From all the light energy absorbed by photosynthetic pigments, only a small fraction of light is used in photosynthesis. The remaining light excess is potentially detrimental for photosynthesis because it might lead to photoinhibition and/or photooxidation. The photoinhibition of photosynthesis (i.e. the reduction in photosynthetic efficiency) may result in chronic photoinhibition - related mainly to the damage of protein D1 within the PSII- or in dynamic photoinhibition that represents a regulatory mechanism to avoid photodamage (Vitale et al., 2012). Environmental constraints can also accelerate the production of reactive oxygen species (ROS) that increase the photooxidation damages for DNA, proteins, and lipids. In order to avoid or cope with the excess light, plants have evolved with several adaptive mechanisms.
Avoiding Strategies
The movement of leaf and chloroplast is an adaptive and rapid response that regulates light interception and absorption on diurnal basis (Aren et al., 2008; Davis and Hangarter, 2012). Paraheliotropism, the movement of leaves to avoid or minimize exposure to light, is a reversible alteration in leaf orientation, due to volume changes in the tissues of pulvinus located at the base of leafs or leaflets.
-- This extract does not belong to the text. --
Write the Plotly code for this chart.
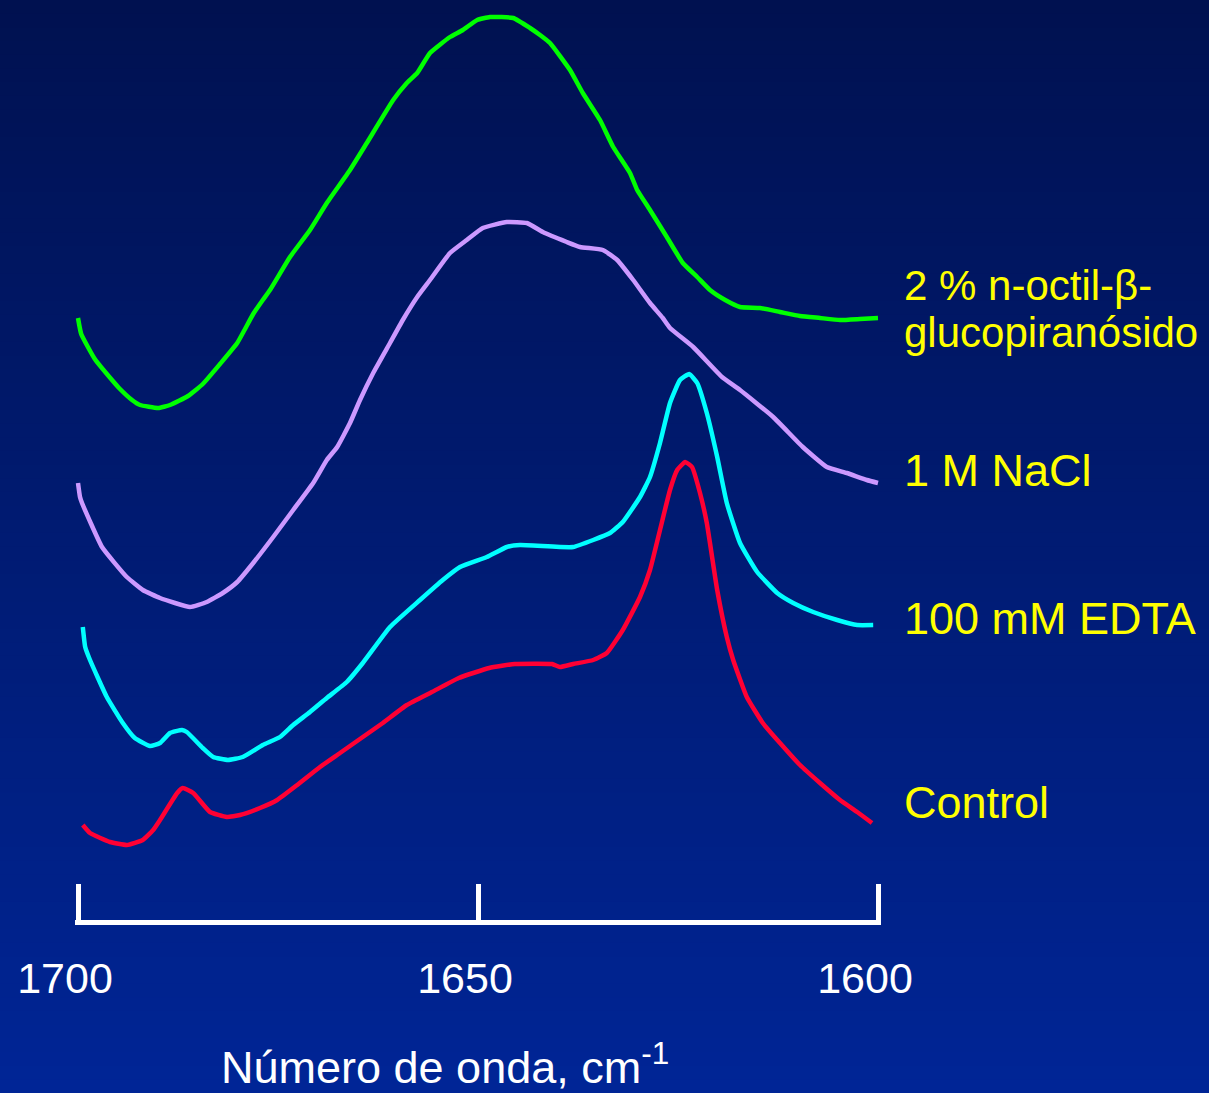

By such movements, plants optimize the interception and absorption of light. Environmental stresses, however, such as water stress, high light intensity and temperatures increase the paraheliotropic leaf movements that reduce the radiative load of light on the leaf surface.
Light-induced changes in the distribution and orientation of chloroplasts inside cell have also been observed in the majority of plants. Under low light conditions, chloroplasts accumulate perpendicular to the incident light to optimize light absorption, and under high light conditions, chloroplasts aggregate parallel to the incident light to minimize light absorption and reduce photooxidation.
Tolerance Strategies
The light unused in photosynthesis has to be dissipated to avoid photodamages and photooxidation.
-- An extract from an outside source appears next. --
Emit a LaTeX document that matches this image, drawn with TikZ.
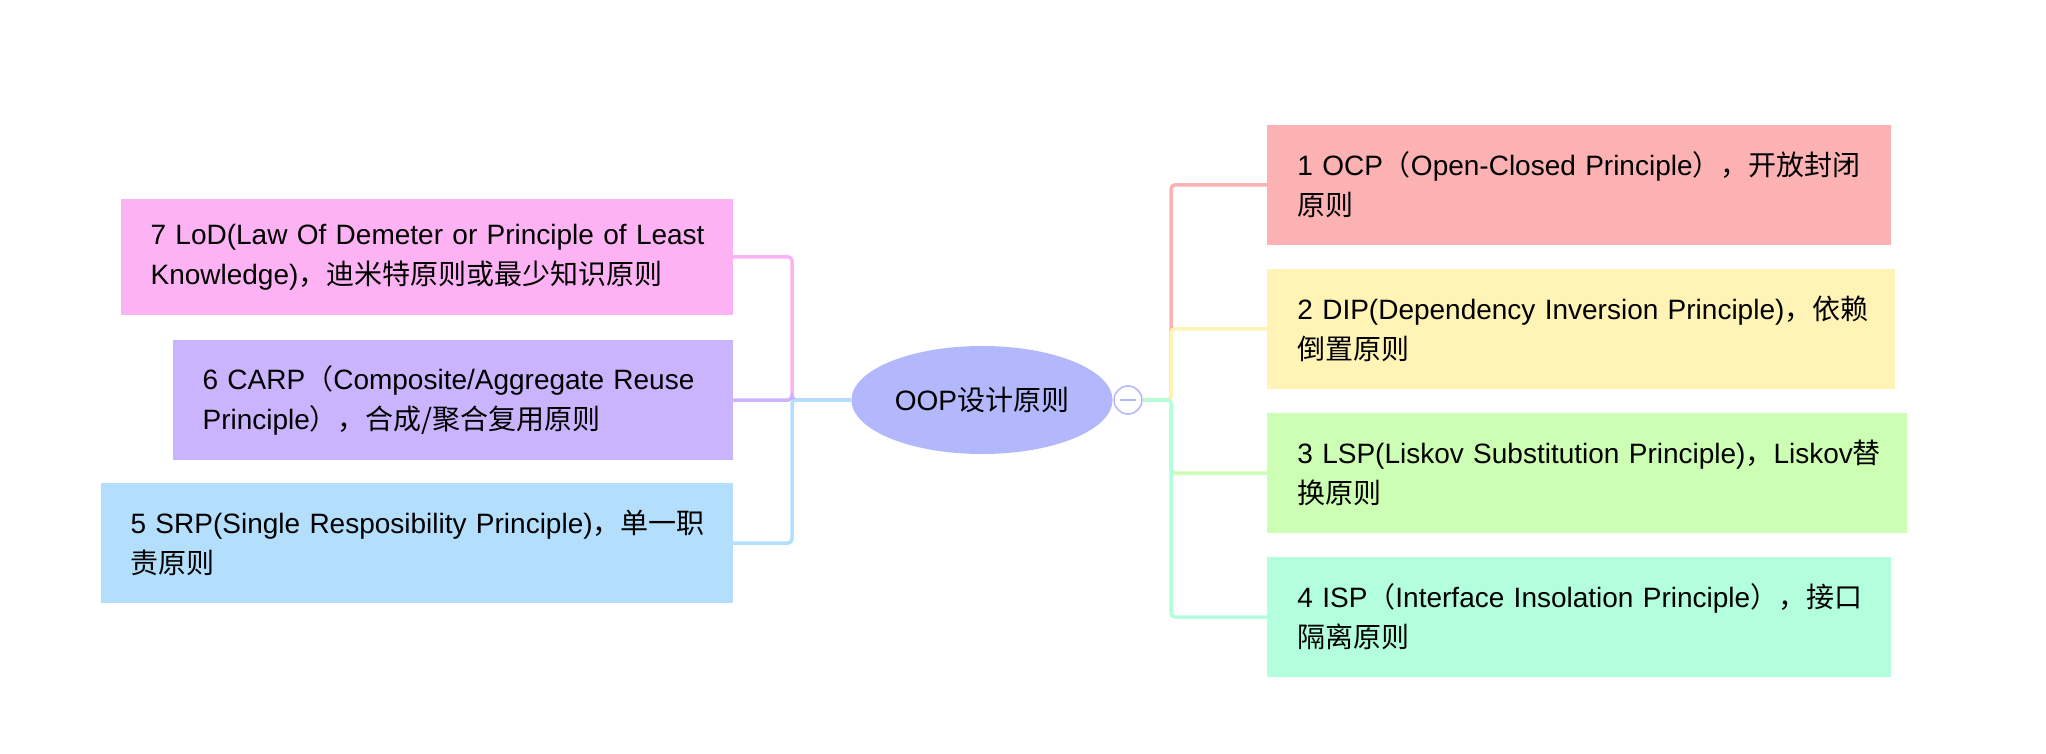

Thermal dissipation of light is a fundamental photoprotection mechanism in plants. It occurs mainly in PSII antennae and involves xanthophylls cycle, particularly zeaxanthin associated with conformational changes in the antennae complex (Niyogi et al., 2004). The excess of absorbed light can also be dissipated by non-assimilatory photochemistry, mainly photorespiration and water-water cycle (D’Ambrosio et al., 2006). At moderately high temperatures and water stress, photorespiration is a fundamental photoprotection mechanism. In C3 plants for example, the photorespiration reduces the photosynthetic efficiency, dissipating the light excess and reducing the synthesis of ROS. The water-water cycle, on the other hand, is a combination of biochemical reactions catalyzed by different ‘scavengers’ enzymes that operate in chloroplast. The actions of different scavenger enzymes reduce the photooxidative damages of ROS, produced under constraining conditions. Moreover, water-water cycle maintains an electron flow within the photosynthetic apparatus, even when CO2 fixation is limited or inhibited, contributing to an effective photoprotection at low temperatures.
Finally, plants have also evolved with the ability to pre-acclimate shaded leaves to light stress, a process known as high light systemic acquired acclimation (HL-SAA). A systemic signal is rapidly transmitted from high-lighted exposed to distal shaded leaves, resulting in improved tolerance to oxidative stress (Karpinski et al, 1999). Several messengers, such as ROS and non-ROS signals, and signaling pathways, e.g. ABA- and MEcPP-mediated signaling, have been recently described (Cutler et al., 2010; Xiao et al., 2012).